» Information provided:

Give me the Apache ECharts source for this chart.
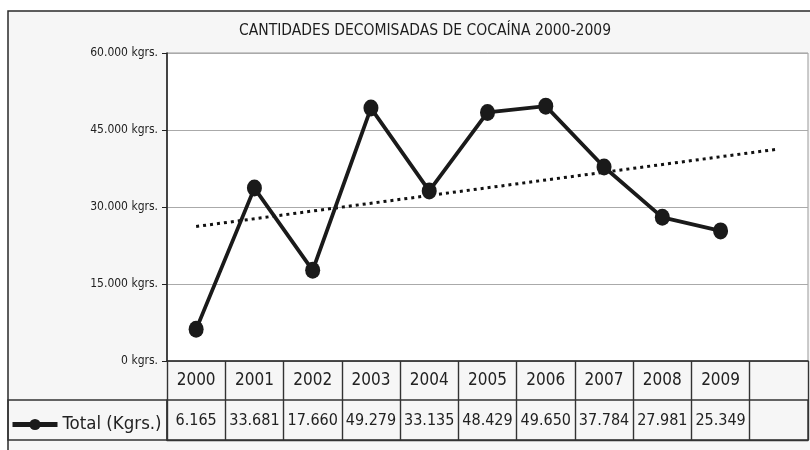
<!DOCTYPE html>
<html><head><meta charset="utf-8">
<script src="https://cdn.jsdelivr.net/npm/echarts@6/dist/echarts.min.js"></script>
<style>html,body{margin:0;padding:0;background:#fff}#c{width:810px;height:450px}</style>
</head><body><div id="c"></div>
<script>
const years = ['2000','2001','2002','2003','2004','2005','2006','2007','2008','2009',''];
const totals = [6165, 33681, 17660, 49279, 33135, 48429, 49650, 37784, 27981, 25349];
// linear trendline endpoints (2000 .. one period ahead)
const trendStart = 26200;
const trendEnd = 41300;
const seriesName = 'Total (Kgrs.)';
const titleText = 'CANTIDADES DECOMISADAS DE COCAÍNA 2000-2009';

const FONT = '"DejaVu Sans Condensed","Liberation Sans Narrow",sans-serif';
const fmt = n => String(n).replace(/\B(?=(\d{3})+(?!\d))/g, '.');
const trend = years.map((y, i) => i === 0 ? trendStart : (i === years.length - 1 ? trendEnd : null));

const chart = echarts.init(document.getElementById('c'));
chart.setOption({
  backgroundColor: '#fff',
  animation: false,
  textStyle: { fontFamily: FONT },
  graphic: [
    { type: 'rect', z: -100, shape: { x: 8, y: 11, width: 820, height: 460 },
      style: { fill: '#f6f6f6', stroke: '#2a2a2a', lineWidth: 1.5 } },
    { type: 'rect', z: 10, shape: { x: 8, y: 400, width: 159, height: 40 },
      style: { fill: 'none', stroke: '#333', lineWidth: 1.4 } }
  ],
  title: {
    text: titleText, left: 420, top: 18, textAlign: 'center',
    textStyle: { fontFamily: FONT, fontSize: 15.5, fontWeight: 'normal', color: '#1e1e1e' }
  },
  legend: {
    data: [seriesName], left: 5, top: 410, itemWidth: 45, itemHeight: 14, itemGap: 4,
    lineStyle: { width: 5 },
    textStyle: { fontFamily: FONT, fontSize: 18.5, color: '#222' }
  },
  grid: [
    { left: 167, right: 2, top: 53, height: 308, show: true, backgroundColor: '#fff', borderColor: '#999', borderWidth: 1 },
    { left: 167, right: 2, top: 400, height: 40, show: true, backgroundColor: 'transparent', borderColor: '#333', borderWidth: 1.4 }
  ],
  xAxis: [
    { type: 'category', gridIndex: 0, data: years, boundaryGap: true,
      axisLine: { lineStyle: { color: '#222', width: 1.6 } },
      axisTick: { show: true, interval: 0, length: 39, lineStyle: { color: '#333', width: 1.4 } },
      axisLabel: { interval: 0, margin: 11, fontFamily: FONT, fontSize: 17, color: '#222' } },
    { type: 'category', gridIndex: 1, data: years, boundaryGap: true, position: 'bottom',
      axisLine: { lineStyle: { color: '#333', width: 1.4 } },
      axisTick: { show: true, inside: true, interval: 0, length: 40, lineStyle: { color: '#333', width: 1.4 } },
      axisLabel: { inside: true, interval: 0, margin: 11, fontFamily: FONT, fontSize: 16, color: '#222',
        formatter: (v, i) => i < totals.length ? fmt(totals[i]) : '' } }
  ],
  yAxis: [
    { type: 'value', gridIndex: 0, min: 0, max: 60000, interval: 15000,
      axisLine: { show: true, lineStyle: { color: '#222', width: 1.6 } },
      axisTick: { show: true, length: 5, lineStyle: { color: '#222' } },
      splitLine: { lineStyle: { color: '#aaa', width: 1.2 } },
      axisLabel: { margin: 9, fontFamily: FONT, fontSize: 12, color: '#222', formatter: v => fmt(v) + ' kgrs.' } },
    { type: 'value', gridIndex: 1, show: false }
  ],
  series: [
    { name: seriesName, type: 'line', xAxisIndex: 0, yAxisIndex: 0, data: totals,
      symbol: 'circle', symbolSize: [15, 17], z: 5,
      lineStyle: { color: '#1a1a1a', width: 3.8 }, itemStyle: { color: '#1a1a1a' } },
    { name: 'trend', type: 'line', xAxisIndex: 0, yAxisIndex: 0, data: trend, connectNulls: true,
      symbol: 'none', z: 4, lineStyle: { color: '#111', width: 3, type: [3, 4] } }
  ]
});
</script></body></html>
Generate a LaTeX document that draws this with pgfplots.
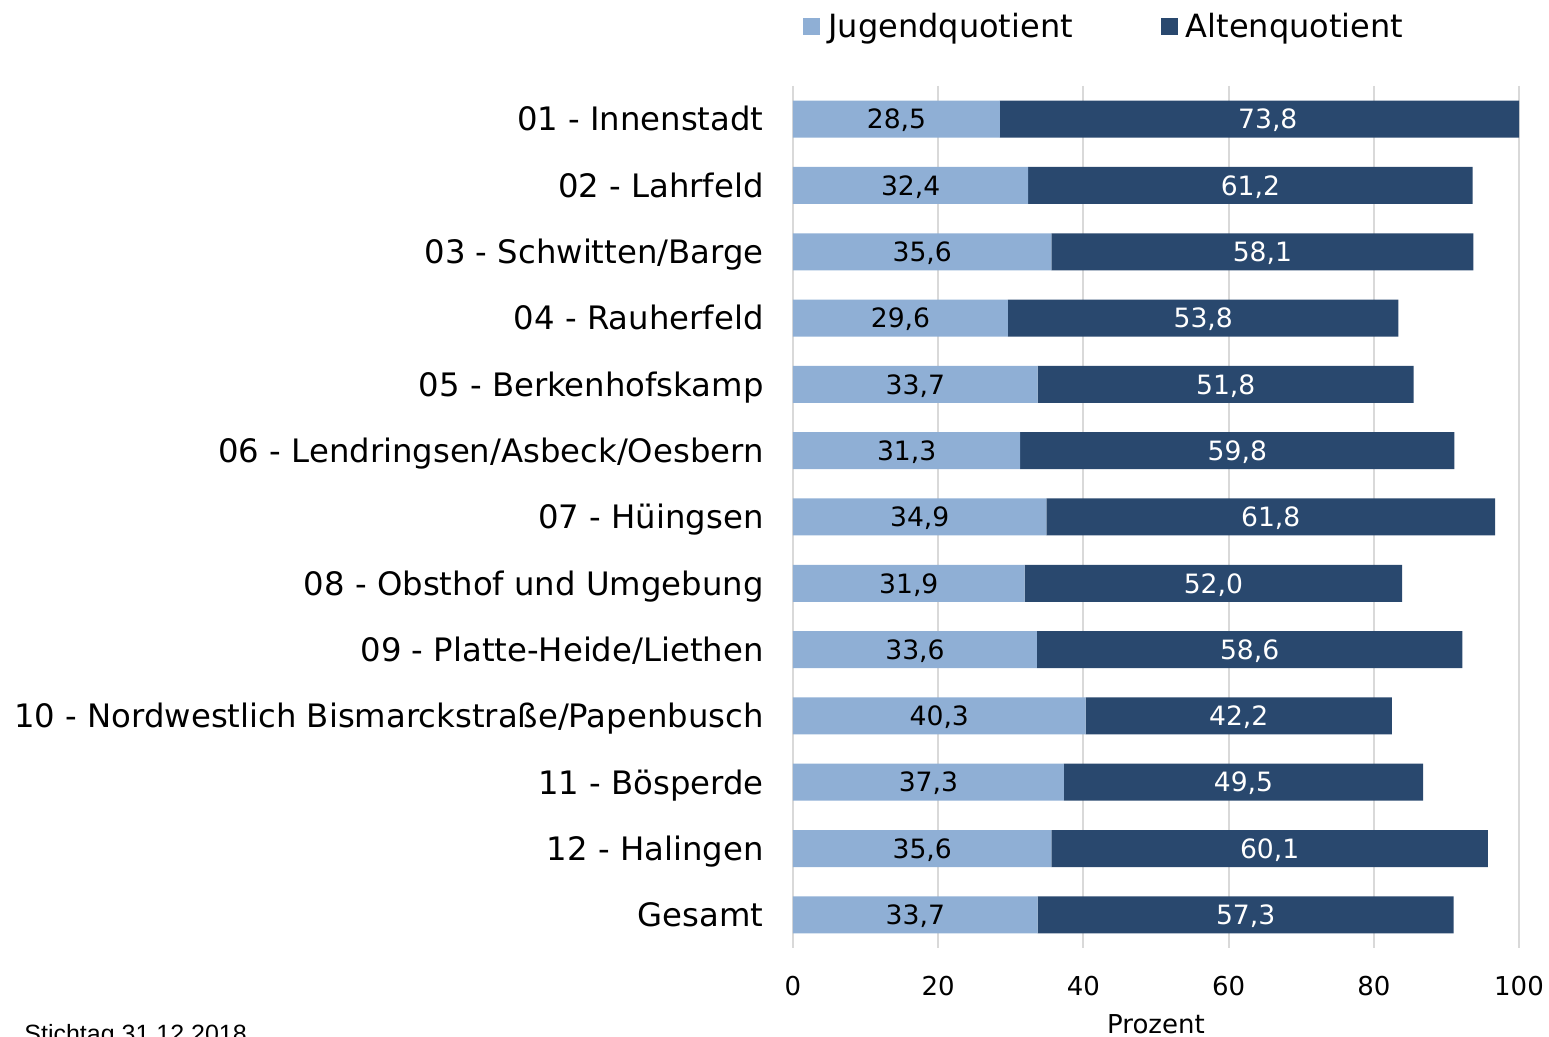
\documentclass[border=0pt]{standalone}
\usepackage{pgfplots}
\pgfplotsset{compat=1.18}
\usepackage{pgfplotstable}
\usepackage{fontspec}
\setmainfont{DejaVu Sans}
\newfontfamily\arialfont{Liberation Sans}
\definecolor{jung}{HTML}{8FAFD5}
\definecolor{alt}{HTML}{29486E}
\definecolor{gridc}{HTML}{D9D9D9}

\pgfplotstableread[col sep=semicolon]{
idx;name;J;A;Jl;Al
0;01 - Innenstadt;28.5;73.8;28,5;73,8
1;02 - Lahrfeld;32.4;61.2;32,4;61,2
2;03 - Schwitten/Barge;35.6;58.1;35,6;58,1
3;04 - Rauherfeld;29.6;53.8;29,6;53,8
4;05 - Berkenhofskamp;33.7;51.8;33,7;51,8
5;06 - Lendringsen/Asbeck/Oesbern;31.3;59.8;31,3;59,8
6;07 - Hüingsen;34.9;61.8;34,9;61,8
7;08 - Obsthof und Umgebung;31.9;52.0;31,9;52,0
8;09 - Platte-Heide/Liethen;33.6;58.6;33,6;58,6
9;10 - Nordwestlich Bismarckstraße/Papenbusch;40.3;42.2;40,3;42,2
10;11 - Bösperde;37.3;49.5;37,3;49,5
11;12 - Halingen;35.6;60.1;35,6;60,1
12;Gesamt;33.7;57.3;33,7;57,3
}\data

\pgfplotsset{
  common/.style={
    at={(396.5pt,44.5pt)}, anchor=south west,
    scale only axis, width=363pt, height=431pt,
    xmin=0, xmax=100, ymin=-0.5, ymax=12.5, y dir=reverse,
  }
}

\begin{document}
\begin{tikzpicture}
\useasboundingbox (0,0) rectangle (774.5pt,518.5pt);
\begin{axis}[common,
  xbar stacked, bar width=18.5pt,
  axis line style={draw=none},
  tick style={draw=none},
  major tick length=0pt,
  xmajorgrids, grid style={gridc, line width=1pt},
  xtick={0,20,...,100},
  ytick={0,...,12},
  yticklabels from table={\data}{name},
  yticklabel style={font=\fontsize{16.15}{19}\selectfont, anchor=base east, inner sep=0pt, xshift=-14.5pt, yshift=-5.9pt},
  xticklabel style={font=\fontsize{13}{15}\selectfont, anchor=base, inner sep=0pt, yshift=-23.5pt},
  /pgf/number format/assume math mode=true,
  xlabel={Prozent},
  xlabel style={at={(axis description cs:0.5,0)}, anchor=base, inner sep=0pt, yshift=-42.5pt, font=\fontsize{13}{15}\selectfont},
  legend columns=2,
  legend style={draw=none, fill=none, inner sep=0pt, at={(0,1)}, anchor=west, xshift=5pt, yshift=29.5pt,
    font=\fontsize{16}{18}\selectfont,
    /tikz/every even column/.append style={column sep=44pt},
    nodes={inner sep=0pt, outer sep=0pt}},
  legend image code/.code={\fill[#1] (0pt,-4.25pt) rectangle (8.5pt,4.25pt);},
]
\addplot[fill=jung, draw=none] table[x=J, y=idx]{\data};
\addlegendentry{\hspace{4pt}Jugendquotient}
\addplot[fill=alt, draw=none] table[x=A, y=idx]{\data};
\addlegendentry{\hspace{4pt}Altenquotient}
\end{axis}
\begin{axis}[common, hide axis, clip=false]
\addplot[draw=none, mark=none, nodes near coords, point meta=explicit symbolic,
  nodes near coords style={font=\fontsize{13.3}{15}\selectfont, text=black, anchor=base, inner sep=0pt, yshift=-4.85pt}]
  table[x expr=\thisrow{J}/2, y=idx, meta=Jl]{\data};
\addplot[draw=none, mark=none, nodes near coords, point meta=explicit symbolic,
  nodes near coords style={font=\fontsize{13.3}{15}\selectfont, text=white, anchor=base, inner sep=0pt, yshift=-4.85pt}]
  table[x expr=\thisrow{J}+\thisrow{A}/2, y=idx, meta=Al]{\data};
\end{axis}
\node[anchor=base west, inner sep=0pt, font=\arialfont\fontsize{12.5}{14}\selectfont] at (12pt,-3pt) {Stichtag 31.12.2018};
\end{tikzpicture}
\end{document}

» Task details: Write out again exactly the lines from the start of the data above through the line containing "const trend = years.map((y, i)", inclusive, excluding any pictures.

» Response:
Give me the Apache ECharts source for this chart.
<!DOCTYPE html>
<html><head><meta charset="utf-8">
<script src="https://cdn.jsdelivr.net/npm/echarts@6/dist/echarts.min.js"></script>
<style>html,body{margin:0;padding:0;background:#fff}#c{width:810px;height:450px}</style>
</head><body><div id="c"></div>
<script>
const years = ['2000','2001','2002','2003','2004','2005','2006','2007','2008','2009',''];
const totals = [6165, 33681, 17660, 49279, 33135, 48429, 49650, 37784, 27981, 25349];
// linear trendline endpoints (2000 .. one period ahead)
const trendStart = 26200;
const trendEnd = 41300;
const seriesName = 'Total (Kgrs.)';
const titleText = 'CANTIDADES DECOMISADAS DE COCAÍNA 2000-2009';

const FONT = '"DejaVu Sans Condensed","Liberation Sans Narrow",sans-serif';
const fmt = n => String(n).replace(/\B(?=(\d{3})+(?!\d))/g, '.');
const trend = years.map((y, i) => i === 0 ? trendStart : (i === years.length - 1 ? trendEnd : null));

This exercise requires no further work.